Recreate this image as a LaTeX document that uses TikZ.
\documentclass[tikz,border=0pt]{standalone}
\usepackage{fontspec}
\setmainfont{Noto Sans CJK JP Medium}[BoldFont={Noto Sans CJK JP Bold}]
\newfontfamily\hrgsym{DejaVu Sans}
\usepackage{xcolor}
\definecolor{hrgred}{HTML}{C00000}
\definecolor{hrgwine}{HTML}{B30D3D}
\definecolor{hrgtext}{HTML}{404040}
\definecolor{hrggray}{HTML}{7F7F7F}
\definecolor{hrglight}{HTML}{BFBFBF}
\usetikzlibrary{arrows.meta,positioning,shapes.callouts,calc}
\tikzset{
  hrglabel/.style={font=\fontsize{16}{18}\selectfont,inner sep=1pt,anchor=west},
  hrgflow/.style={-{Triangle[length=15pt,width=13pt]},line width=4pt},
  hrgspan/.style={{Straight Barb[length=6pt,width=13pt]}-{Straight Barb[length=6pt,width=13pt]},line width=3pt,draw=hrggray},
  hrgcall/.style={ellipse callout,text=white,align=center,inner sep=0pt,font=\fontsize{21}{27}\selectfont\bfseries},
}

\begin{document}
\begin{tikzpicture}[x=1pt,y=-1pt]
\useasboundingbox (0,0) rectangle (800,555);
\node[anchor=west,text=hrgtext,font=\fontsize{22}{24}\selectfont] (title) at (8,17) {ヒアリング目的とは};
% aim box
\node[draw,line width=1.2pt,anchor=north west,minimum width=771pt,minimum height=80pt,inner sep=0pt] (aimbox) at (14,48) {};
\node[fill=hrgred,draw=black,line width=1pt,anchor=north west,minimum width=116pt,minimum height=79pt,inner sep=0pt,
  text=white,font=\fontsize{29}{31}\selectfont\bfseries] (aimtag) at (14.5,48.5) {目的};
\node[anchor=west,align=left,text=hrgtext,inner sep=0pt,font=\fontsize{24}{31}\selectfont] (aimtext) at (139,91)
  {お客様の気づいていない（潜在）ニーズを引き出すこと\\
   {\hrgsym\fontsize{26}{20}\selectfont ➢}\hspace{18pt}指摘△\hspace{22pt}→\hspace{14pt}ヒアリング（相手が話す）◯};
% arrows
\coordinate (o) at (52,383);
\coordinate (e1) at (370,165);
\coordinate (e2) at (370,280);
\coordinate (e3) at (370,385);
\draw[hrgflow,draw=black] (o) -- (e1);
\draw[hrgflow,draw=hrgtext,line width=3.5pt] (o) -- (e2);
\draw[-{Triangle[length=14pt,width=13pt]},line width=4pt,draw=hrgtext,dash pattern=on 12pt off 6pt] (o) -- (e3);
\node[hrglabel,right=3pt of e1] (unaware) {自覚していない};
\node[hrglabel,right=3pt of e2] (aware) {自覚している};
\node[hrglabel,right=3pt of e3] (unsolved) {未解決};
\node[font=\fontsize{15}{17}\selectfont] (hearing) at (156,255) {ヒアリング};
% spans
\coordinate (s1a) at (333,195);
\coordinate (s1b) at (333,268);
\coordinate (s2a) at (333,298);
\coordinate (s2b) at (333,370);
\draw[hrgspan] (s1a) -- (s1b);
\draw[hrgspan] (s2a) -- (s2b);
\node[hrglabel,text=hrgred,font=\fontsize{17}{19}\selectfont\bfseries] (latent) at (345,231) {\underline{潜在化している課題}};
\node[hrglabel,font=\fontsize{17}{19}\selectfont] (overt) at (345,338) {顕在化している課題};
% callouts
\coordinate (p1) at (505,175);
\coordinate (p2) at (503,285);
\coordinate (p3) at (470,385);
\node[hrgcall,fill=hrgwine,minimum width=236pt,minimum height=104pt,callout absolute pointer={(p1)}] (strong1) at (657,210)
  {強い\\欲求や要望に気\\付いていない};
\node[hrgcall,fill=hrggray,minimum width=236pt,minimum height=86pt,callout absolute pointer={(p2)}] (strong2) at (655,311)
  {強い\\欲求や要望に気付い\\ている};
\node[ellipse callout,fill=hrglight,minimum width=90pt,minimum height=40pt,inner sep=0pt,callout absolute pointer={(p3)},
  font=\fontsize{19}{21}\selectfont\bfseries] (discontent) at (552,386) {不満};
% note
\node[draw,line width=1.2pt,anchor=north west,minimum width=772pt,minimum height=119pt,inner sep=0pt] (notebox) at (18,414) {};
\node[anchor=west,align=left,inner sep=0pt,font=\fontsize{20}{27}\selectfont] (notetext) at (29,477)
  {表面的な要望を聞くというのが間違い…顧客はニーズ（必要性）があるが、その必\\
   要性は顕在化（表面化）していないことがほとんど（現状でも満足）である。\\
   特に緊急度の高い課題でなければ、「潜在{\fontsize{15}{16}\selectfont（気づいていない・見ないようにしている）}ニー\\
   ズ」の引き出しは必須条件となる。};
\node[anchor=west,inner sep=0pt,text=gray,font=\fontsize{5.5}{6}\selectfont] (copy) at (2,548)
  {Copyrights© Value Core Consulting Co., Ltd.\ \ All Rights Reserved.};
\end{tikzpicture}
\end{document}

# # #

* [WHAT IS BEING ASKED]:
Transcribe the entire listing above precisely.

* [WORKED SOLUTION]:
Recreate this image as a LaTeX document that uses TikZ.
\documentclass[tikz,border=0pt]{standalone}
\usepackage{fontspec}
\setmainfont{Noto Sans CJK JP Medium}[BoldFont={Noto Sans CJK JP Bold}]
\newfontfamily\hrgsym{DejaVu Sans}
\usepackage{xcolor}
\definecolor{hrgred}{HTML}{C00000}
\definecolor{hrgwine}{HTML}{B30D3D}
\definecolor{hrgtext}{HTML}{404040}
\definecolor{hrggray}{HTML}{7F7F7F}
\definecolor{hrglight}{HTML}{BFBFBF}
\usetikzlibrary{arrows.meta,positioning,shapes.callouts,calc}
\tikzset{
  hrglabel/.style={font=\fontsize{16}{18}\selectfont,inner sep=1pt,anchor=west},
  hrgflow/.style={-{Triangle[length=15pt,width=13pt]},line width=4pt},
  hrgspan/.style={{Straight Barb[length=6pt,width=13pt]}-{Straight Barb[length=6pt,width=13pt]},line width=3pt,draw=hrggray},
  hrgcall/.style={ellipse callout,text=white,align=center,inner sep=0pt,font=\fontsize{21}{27}\selectfont\bfseries},
}

\begin{document}
\begin{tikzpicture}[x=1pt,y=-1pt]
\useasboundingbox (0,0) rectangle (800,555);
\node[anchor=west,text=hrgtext,font=\fontsize{22}{24}\selectfont] (title) at (8,17) {ヒアリング目的とは};
% aim box
\node[draw,line width=1.2pt,anchor=north west,minimum width=771pt,minimum height=80pt,inner sep=0pt] (aimbox) at (14,48) {};
\node[fill=hrgred,draw=black,line width=1pt,anchor=north west,minimum width=116pt,minimum height=79pt,inner sep=0pt,
  text=white,font=\fontsize{29}{31}\selectfont\bfseries] (aimtag) at (14.5,48.5) {目的};
\node[anchor=west,align=left,text=hrgtext,inner sep=0pt,font=\fontsize{24}{31}\selectfont] (aimtext) at (139,91)
  {お客様の気づいていない（潜在）ニーズを引き出すこと\\
   {\hrgsym\fontsize{26}{20}\selectfont ➢}\hspace{18pt}指摘△\hspace{22pt}→\hspace{14pt}ヒアリング（相手が話す）◯};
% arrows
\coordinate (o) at (52,383);
\coordinate (e1) at (370,165);
\coordinate (e2) at (370,280);
\coordinate (e3) at (370,385);
\draw[hrgflow,draw=black] (o) -- (e1);
\draw[hrgflow,draw=hrgtext,line width=3.5pt] (o) -- (e2);
\draw[-{Triangle[length=14pt,width=13pt]},line width=4pt,draw=hrgtext,dash pattern=on 12pt off 6pt] (o) -- (e3);
\node[hrglabel,right=3pt of e1] (unaware) {自覚していない};
\node[hrglabel,right=3pt of e2] (aware) {自覚している};
\node[hrglabel,right=3pt of e3] (unsolved) {未解決};
\node[font=\fontsize{15}{17}\selectfont] (hearing) at (156,255) {ヒアリング};
% spans
\coordinate (s1a) at (333,195);
\coordinate (s1b) at (333,268);
\coordinate (s2a) at (333,298);
\coordinate (s2b) at (333,370);
\draw[hrgspan] (s1a) -- (s1b);
\draw[hrgspan] (s2a) -- (s2b);
\node[hrglabel,text=hrgred,font=\fontsize{17}{19}\selectfont\bfseries] (latent) at (345,231) {\underline{潜在化している課題}};
\node[hrglabel,font=\fontsize{17}{19}\selectfont] (overt) at (345,338) {顕在化している課題};
% callouts
\coordinate (p1) at (505,175);
\coordinate (p2) at (503,285);
\coordinate (p3) at (470,385);
\node[hrgcall,fill=hrgwine,minimum width=236pt,minimum height=104pt,callout absolute pointer={(p1)}] (strong1) at (657,210)
  {強い\\欲求や要望に気\\付いていない};
\node[hrgcall,fill=hrggray,minimum width=236pt,minimum height=86pt,callout absolute pointer={(p2)}] (strong2) at (655,311)
  {強い\\欲求や要望に気付い\\ている};
\node[ellipse callout,fill=hrglight,minimum width=90pt,minimum height=40pt,inner sep=0pt,callout absolute pointer={(p3)},
  font=\fontsize{19}{21}\selectfont\bfseries] (discontent) at (552,386) {不満};
% note
\node[draw,line width=1.2pt,anchor=north west,minimum width=772pt,minimum height=119pt,inner sep=0pt] (notebox) at (18,414) {};
\node[anchor=west,align=left,inner sep=0pt,font=\fontsize{20}{27}\selectfont] (notetext) at (29,477)
  {表面的な要望を聞くというのが間違い…顧客はニーズ（必要性）があるが、その必\\
   要性は顕在化（表面化）していないことがほとんど（現状でも満足）である。\\
   特に緊急度の高い課題でなければ、「潜在{\fontsize{15}{16}\selectfont（気づいていない・見ないようにしている）}ニー\\
   ズ」の引き出しは必須条件となる。};
\node[anchor=west,inner sep=0pt,text=gray,font=\fontsize{5.5}{6}\selectfont] (copy) at (2,548)
  {Copyrights© Value Core Consulting Co., Ltd.\ \ All Rights Reserved.};
\end{tikzpicture}
\end{document}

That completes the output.